The caption explained that the cubs' mother had been illegally killed, somewhere in Alaska's Interior. Two of the four orphaned cubs had already been sent to zoos in the Lower 48. While state officials sought homes for the remaining pair, Larry had been asked to watch them.
I'd met Larry in 1987, while working on a story about McNeil River State Game Sanctuary, which he managed. In the years since, we'd become good friends, sharing both a passion for bears and a wish to improve bear-human relations. It happened that he lived a short drive away. So I called and asked if it would be okay to come over and meet the bears.
A short while later, I was knocking on his door.
"Okay, where are they?" I wanted to know.
"C'mon this way," Larry said, heading toward the kitchen. "Your timing is pretty good.
It's just about time to feed them."
The bears were tiny, no bigger than a Scottish terrier.
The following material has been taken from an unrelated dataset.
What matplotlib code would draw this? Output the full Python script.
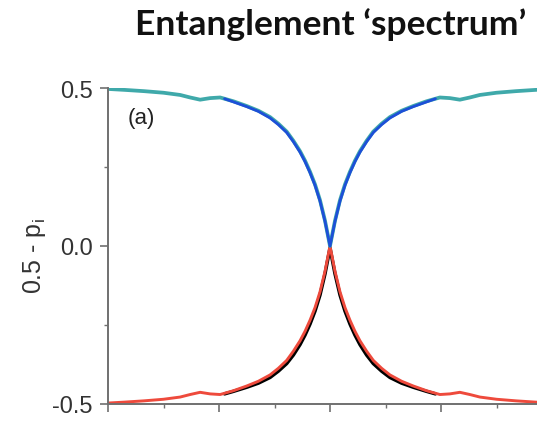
"""Entanglement 'spectrum' panel (a): 0.5 - p_i across the cut."""

import matplotlib.pyplot as plt
from matplotlib.ticker import MultipleLocator

plt.rcParams["font.family"] = ["Liberation Sans", "DejaVu Sans"]

# positions along the chain (tick units) and the two branches of 0.5 - p_i
x = [0.0, 0.3, 0.65, 1.0, 1.3, 1.48, 1.66, 1.84, 2.02, 2.26, 2.5, 2.71,
     2.92, 3.07, 3.22, 3.34, 3.46, 3.55, 3.64, 3.73, 3.82, 3.91, 4.0,
     4.09, 4.18, 4.27, 4.36, 4.45, 4.54, 4.66, 4.78, 4.93, 5.08, 5.29, 5.5,
     5.74, 5.98, 6.16, 6.34, 6.52, 6.7, 7.0, 7.35, 7.7, 8.0]
upper_teal = [0.497, 0.494, 0.490, 0.485, 0.478, 0.470, 0.463, 0.468,
              0.470, 0.458, 0.443, 0.428, 0.408, 0.387, 0.362, 0.333, 0.300,
              0.270, 0.235, 0.195, 0.145, 0.080, 0.0,
              0.080, 0.145, 0.195, 0.235, 0.270, 0.300, 0.333, 0.362, 0.387,
              0.408, 0.428, 0.443, 0.458, 0.470, 0.468, 0.463, 0.470, 0.478,
              0.485, 0.490, 0.494, 0.497]
lower_red = [-0.497, -0.494, -0.490, -0.485, -0.478, -0.470, -0.463, -0.468,
             -0.470, -0.458, -0.443, -0.428, -0.408, -0.387, -0.362, -0.333,
             -0.300, -0.270, -0.235, -0.195, -0.145, -0.080, 0.0,
             -0.080, -0.145, -0.195, -0.235, -0.270, -0.300, -0.333, -0.362,
             -0.387, -0.408, -0.428, -0.443, -0.458, -0.470, -0.468, -0.463,
             -0.470, -0.478, -0.485, -0.490, -0.494, -0.497]

# the second pair of runs only separates from the first near the centre
x_mid = [2.1, 2.26, 2.5, 2.71, 2.92, 3.07, 3.22, 3.34, 3.46, 3.55, 3.64,
         3.73, 3.82, 3.91, 4.0, 4.09, 4.18, 4.27, 4.36, 4.45, 4.54, 4.66,
         4.78, 4.93, 5.08, 5.29, 5.5, 5.74, 5.9]
upper_blue = [0.466, 0.456, 0.441, 0.426, 0.405, 0.384, 0.359, 0.330, 0.297,
              0.267, 0.232, 0.192, 0.142, 0.078, 0.0, 0.078, 0.142, 0.192,
              0.232, 0.267, 0.297, 0.330, 0.359, 0.384, 0.405, 0.426, 0.441,
              0.456, 0.466]
lower_black = [-0.468, -0.460, -0.447, -0.434, -0.416, -0.396, -0.372,
               -0.345, -0.312, -0.282, -0.247, -0.206, -0.155, -0.088, -0.006,
               -0.088, -0.155, -0.206, -0.247, -0.282, -0.312, -0.345, -0.372,
               -0.396, -0.416, -0.434, -0.447, -0.460, -0.468]

fig = plt.figure(figsize=(5.37, 4.27), dpi=100)
ax = fig.add_axes([108 / 537, 22 / 427, 429 / 537, 316 / 427])

line_kw = dict(solid_capstyle="round", solid_joinstyle="round")
ax.plot(x_mid, lower_black, color="black", lw=2.5, **line_kw)
ax.plot(x, lower_red, color="#ee4a3c", lw=2.1, **line_kw)
ax.plot(x, upper_teal, color="#3fa9aa", lw=2.7, **line_kw)
ax.plot(x_mid, upper_blue, color="#1d4fd8", lw=2.0, **line_kw)

ax.set_xlim(0, 429 / 55.5)
ax.set_ylim(-0.5, 0.5)

for side in ("top", "right"):
    ax.spines[side].set_visible(False)
for side in ("left", "bottom"):
    ax.spines[side].set_color("#707070")
    ax.spines[side].set_linewidth(1.4)

ax.xaxis.set_major_locator(MultipleLocator(2))
ax.xaxis.set_minor_locator(MultipleLocator(1))
ax.set_yticks([-0.5, 0.0, 0.5], labels=["-0.5", "0.0", "0.5"])
ax.yaxis.set_minor_locator(MultipleLocator(0.25))
ax.tick_params(which="major", direction="out", length=6, width=1.2,
               color="#707070", labelsize=17, labelcolor="#333333", pad=5)
ax.tick_params(which="minor", direction="out", length=3, width=1.0,
               color="#707070")
ax.tick_params(axis="x", labelbottom=False)

ax.set_ylabel(r"0.5 - p$_\mathregular{i}$", fontsize=18, color="#333333")
ax.yaxis.set_label_coords(-0.14, 0.47)
ax.text(0.36, 0.408, "(a)", fontsize=16, color="#222222", va="center")

fig.text(331 / 537, 1 - 35 / 427, "Entanglement \u2018spectrum\u2019",
         fontsize=25.5, fontweight="bold", family="Lato", ha="center",
         va="baseline", color="#111111")

fig.savefig("out.png", dpi=100)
And as cute as any tail-wagging puppy or meowing kitten. Anyone who likes animals at all would have loved these cubs. Like most puppies they were frisky, curious critters.
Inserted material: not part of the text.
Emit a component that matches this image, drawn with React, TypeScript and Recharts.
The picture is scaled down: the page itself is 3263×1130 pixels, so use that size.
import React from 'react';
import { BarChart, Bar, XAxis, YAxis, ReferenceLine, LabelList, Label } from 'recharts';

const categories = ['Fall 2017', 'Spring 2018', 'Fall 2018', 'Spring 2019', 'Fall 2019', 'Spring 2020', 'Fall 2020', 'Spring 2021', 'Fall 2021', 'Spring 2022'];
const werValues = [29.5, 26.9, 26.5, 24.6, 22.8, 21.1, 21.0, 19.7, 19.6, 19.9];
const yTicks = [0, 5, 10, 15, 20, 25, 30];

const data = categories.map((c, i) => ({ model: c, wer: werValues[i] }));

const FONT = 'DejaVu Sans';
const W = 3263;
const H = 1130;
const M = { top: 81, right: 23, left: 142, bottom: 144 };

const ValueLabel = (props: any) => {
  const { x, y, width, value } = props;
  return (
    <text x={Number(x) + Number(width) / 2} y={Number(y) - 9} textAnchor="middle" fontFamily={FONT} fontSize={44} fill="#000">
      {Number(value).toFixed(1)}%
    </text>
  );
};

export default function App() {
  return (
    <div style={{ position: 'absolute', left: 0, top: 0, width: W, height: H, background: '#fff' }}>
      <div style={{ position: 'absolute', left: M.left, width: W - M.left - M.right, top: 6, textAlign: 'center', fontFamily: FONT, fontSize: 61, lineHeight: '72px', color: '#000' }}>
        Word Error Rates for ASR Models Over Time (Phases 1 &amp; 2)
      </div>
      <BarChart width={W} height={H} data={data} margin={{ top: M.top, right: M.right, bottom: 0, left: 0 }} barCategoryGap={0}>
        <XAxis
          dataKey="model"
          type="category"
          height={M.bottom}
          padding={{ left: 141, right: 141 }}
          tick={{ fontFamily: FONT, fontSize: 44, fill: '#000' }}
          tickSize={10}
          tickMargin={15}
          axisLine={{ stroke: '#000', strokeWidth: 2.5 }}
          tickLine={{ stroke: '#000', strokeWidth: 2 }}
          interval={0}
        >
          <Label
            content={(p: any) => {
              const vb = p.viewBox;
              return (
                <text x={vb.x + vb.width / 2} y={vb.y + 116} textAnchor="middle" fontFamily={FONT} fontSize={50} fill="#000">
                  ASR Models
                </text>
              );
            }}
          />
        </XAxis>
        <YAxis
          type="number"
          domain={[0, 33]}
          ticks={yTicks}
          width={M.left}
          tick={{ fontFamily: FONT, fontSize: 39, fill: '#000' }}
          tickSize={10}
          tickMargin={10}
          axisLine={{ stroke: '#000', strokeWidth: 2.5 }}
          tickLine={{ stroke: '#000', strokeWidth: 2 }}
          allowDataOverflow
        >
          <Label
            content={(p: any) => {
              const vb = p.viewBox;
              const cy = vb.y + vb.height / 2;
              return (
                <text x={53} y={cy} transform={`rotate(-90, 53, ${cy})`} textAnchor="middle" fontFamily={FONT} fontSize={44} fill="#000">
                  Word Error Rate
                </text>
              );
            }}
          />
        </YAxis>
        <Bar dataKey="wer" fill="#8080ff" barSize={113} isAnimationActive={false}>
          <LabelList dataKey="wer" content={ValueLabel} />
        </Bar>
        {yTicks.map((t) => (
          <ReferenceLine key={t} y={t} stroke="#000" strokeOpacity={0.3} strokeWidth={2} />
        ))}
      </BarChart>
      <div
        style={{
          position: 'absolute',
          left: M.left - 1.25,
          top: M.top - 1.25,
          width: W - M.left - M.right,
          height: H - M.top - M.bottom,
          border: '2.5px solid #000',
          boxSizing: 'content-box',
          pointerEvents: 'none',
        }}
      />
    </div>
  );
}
Over the next hour or two I played with the cubs, held them, fed them through baby bottles. I felt the soft warmth of their furred bodies, the sharpness of their nibbling teeth, and my own delight in their presence. I laughed aloud at the bears, at Larry and me.
Sometime during that afternoon I sprawled, belly down, on the kitchen floor. One of the cubs climbed aboard, crawled up my back, and began to sniff and lick and paw at my neck and head. After a few minutes, he discovered my right ear. Grabbing hold, he began to chew and suck on it, much like (I guessed) he would suckle his mother's teat.
Suddenly the cub began to purr. The purrs were like that of a cat, except deeper, more rumbling. It was something I'd never imagined a bear might do.
I lay there quietly, breathing in the purrs and the tickling of my ears, and felt as content, even peaceful, as I'd been in a long time.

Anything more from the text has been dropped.